Karen stopped quivering and lifted onto her knees. Looked at me with eyes that had gone dull with pain and confusion. “Why did you do that?” she asked, as if she really did not know. “Why did you hurt me?”

When I didn’t say anything she got up slowly, rubbing her arm where I had hit her, and then went over and sat down on the couch. Sat the way she had that first time, in the living room of her mother’s house: knees together, back straight, hands folded in her lap, eyes cast down on her hands. She did not move; she did not even seem to be breathing.

Rapping on the door. And from out in the hallway Litchak yelled my name.

I called back, “You can come in now, Dennis, it’s all over,” and my voice sounded as if it were coming through liquid.

The door opened and he poked his white-maned head around the edge again. Came inside in tentative movements. He looked a little gray and shaken—but not nearly as gray and shaken as I felt.

“God Almighty,” he said. He peered at me through his glasses, glanced over at Karen, looked back at me. “What the
hell
is going on?”

“It’s a long story.” I wanted to push away from the desk, go into the bedroom and get the phone and call Eberhardt; but I did not trust my legs just yet. “Listen, you probably saved my life. Thanks.”

“I did?”

“You did. Why’d you come up? You hear me downstairs? Or was it your flat she buzzed to get in?”

“Neither one. I didn’t even know you were home. I came up to check on the place again, like you asked me to, and saw the door standing open—”

A laugh popped out of me-sudden, humorless, ironic.

Litchak frowned. “What’s funny?”

“Nothing,” I said. “It’s you showing up when you did.”

“Huh?”

“Coincidence, Dennis. Just one more coincidence.”

TWENTY-TWO
 

Four days passed. So did my cold, with some medical assistance from Doctor White and forty-eight hours in bed. And so did the worst of the nightmares about guns and water and death.

A number of things happened in those four days.

Item: Andy Greene was apprehended by Washington state officials trying to cross the border into Canada. In the suitcase he had with him were twenty-seven thousand dollars in cash and the Browning 9 mm automatic he had tried to use on me. He refused to talk to anyone except an attorney and was being held for extradition back to California.

Item: The Alcohol and Firearms investigators discovered a case of illicit whiskey hidden in Gus Kellenbeck’s garage, along with certain evidence—nobody told me what it was—which broke the whole bootlegging operation wide open. The distillery turned out to be located on the British Columbia coast, near Prince Rupert; it was raided by Canadian government agents and six other men were arrested. An eighth arrest was made, by the Federal boys a few miles down the coast from Bodega Bay, of a rancher whose barn had been used by Greene and Kellenbeck for storage. Still more arrests were expected on the trucking and distribution end.

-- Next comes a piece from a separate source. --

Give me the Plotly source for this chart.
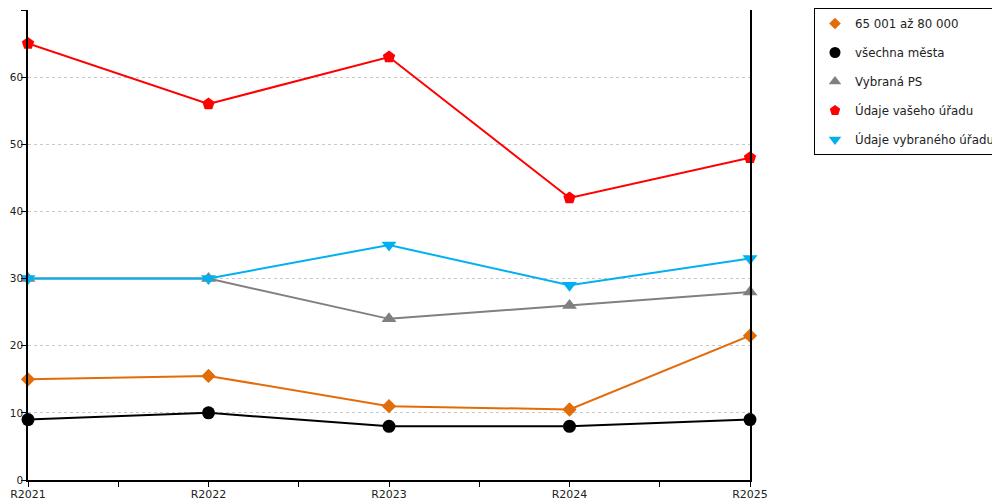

Item: Karen Nichols had been charged with the murder of Christine Webster and the attempted murder of me and was being held in the psychiatric ward at San Francisco General. Neither Eberhardt nor anyone else in the Department had been able to talk to her; she went into a violent paranoid reaction each of the two times they tried.

Item: All charges against Martin Talbot were dropped, but he was still hospitalized for observation and treatment. He had not been told about his niece’s arrest, of course; the doctors were afraid the news would destroy all chance for his recovery. But they were not optimistic anyway, according to Donleavy. Neither was I. Even if he did get better, what would he have to come home to, poor bastard?